#### Work required:
Please write the listing below out again exactly, leaving every picture behind.

=====

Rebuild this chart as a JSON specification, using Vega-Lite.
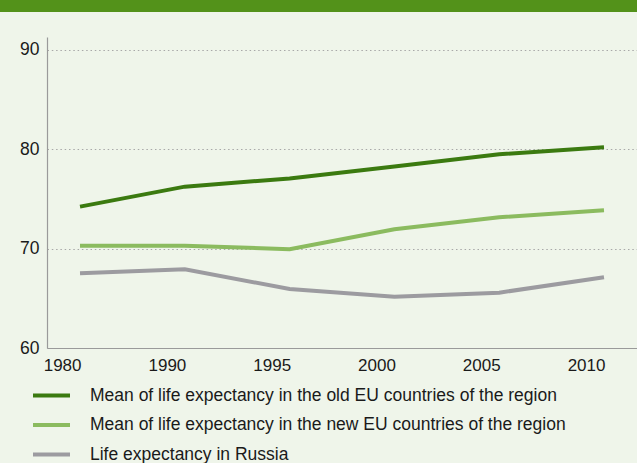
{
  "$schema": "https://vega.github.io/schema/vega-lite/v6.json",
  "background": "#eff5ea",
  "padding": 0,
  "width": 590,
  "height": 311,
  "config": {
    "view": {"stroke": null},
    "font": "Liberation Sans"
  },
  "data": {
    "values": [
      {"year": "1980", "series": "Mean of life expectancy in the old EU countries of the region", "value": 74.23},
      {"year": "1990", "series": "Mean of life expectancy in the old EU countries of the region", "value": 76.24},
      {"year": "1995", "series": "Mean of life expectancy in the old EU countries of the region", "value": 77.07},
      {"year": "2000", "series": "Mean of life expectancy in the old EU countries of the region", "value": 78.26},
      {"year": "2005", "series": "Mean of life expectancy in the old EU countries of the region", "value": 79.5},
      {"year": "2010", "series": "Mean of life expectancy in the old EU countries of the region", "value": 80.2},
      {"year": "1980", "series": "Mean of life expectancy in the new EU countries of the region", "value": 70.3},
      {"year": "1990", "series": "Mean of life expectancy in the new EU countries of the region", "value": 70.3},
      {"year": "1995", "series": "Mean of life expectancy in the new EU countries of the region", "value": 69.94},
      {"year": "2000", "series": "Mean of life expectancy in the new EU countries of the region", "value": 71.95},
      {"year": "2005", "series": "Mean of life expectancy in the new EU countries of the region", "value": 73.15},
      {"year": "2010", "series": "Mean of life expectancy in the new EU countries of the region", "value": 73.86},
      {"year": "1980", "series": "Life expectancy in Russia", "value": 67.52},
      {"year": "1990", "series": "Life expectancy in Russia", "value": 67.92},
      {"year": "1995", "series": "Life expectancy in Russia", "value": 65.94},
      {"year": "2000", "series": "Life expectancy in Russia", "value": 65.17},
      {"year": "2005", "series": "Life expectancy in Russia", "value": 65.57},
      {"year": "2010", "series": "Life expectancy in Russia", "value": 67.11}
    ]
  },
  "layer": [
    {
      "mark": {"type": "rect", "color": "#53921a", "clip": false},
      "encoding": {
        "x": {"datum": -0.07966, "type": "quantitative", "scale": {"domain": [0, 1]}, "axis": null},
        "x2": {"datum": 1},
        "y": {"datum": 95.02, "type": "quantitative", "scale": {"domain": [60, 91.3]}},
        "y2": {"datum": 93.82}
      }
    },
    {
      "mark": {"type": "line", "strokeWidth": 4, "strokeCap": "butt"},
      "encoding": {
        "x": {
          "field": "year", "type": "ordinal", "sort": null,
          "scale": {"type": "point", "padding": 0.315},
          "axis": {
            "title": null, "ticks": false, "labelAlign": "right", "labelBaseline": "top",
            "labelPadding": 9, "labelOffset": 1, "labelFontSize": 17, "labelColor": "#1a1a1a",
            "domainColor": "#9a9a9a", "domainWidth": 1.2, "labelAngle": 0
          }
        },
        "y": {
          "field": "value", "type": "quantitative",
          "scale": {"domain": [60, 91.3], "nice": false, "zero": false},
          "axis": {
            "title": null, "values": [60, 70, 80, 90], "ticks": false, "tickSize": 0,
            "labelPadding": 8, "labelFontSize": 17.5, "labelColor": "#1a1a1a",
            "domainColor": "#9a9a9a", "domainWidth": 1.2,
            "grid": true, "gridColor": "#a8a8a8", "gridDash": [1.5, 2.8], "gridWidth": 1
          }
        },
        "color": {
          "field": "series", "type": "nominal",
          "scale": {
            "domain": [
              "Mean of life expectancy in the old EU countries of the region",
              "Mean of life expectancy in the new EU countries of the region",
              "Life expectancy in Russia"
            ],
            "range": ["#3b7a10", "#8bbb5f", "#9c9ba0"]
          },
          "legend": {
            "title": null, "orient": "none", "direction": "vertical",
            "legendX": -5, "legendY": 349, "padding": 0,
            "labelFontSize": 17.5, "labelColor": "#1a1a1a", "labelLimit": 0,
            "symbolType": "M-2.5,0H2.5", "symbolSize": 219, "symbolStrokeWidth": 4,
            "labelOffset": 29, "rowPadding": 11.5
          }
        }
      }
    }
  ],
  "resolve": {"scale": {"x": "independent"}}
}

=====

#### Result:
Rebuild this chart as a JSON specification, using Vega-Lite.
{
  "$schema": "https://vega.github.io/schema/vega-lite/v6.json",
  "background": "#eff5ea",
  "padding": 0,
  "width": 590,
  "height": 311,
  "config": {
    "view": {"stroke": null},
    "font": "Liberation Sans"
  },
  "data": {
    "values": [
      {"year": "1980", "series": "Mean of life expectancy in the old EU countries of the region", "value": 74.23},
      {"year": "1990", "series": "Mean of life expectancy in the old EU countries of the region", "value": 76.24},
      {"year": "1995", "series": "Mean of life expectancy in the old EU countries of the region", "value": 77.07},
      {"year": "2000", "series": "Mean of life expectancy in the old EU countries of the region", "value": 78.26},
      {"year": "2005", "series": "Mean of life expectancy in the old EU countries of the region", "value": 79.5},
      {"year": "2010", "series": "Mean of life expectancy in the old EU countries of the region", "value": 80.2},
      {"year": "1980", "series": "Mean of life expectancy in the new EU countries of the region", "value": 70.3},
      {"year": "1990", "series": "Mean of life expectancy in the new EU countries of the region", "value": 70.3},
      {"year": "1995", "series": "Mean of life expectancy in the new EU countries of the region", "value": 69.94},
      {"year": "2000", "series": "Mean of life expectancy in the new EU countries of the region", "value": 71.95},
      {"year": "2005", "series": "Mean of life expectancy in the new EU countries of the region", "value": 73.15},
      {"year": "2010", "series": "Mean of life expectancy in the new EU countries of the region", "value": 73.86},
      {"year": "1980", "series": "Life expectancy in Russia", "value": 67.52},
      {"year": "1990", "series": "Life expectancy in Russia", "value": 67.92},
      {"year": "1995", "series": "Life expectancy in Russia", "value": 65.94},
      {"year": "2000", "series": "Life expectancy in Russia", "value": 65.17},
      {"year": "2005", "series": "Life expectancy in Russia", "value": 65.57},
      {"year": "2010", "series": "Life expectancy in Russia", "value": 67.11}
    ]
  },
  "layer": [
    {
      "mark": {"type": "rect", "color": "#53921a", "clip": false},
      "encoding": {
        "x": {"datum": -0.07966, "type": "quantitative", "scale": {"domain": [0, 1]}, "axis": null},
        "x2": {"datum": 1},
        "y": {"datum": 95.02, "type": "quantitative", "scale": {"domain": [60, 91.3]}},
        "y2": {"datum": 93.82}
      }
    },
    {
      "mark": {"type": "line", "strokeWidth": 4, "strokeCap": "butt"},
      "encoding": {
        "x": {
          "field": "year", "type": "ordinal", "sort": null,
          "scale": {"type": "point", "padding": 0.315},
          "axis": {
            "title": null, "ticks": false, "labelAlign": "right", "labelBaseline": "top",
            "labelPadding": 9, "labelOffset": 1, "labelFontSize": 17, "labelColor": "#1a1a1a",
            "domainColor": "#9a9a9a", "domainWidth": 1.2, "labelAngle": 0
          }
        },
        "y": {
          "field": "value", "type": "quantitative",
          "scale": {"domain": [60, 91.3], "nice": false, "zero": false},
          "axis": {
            "title": null, "values": [60, 70, 80, 90], "ticks": false, "tickSize": 0,
            "labelPadding": 8, "labelFontSize": 17.5, "labelColor": "#1a1a1a",
            "domainColor": "#9a9a9a", "domainWidth": 1.2,
            "grid": true, "gridColor": "#a8a8a8", "gridDash": [1.5, 2.8], "gridWidth": 1
          }
        },
        "color": {
          "field": "series", "type": "nominal",
          "scale": {
            "domain": [
              "Mean of life expectancy in the old EU countries of the region",
              "Mean of life expectancy in the new EU countries of the region",
              "Life expectancy in Russia"
            ],
            "range": ["#3b7a10", "#8bbb5f", "#9c9ba0"]
          },
          "legend": {
            "title": null, "orient": "none", "direction": "vertical",
            "legendX": -5, "legendY": 349, "padding": 0,
            "labelFontSize": 17.5, "labelColor": "#1a1a1a", "labelLimit": 0,
            "symbolType": "M-2.5,0H2.5", "symbolSize": 219, "symbolStrokeWidth": 4,
            "labelOffset": 29, "rowPadding": 11.5
          }
        }
      }
    }
  ],
  "resolve": {"scale": {"x": "independent"}}
}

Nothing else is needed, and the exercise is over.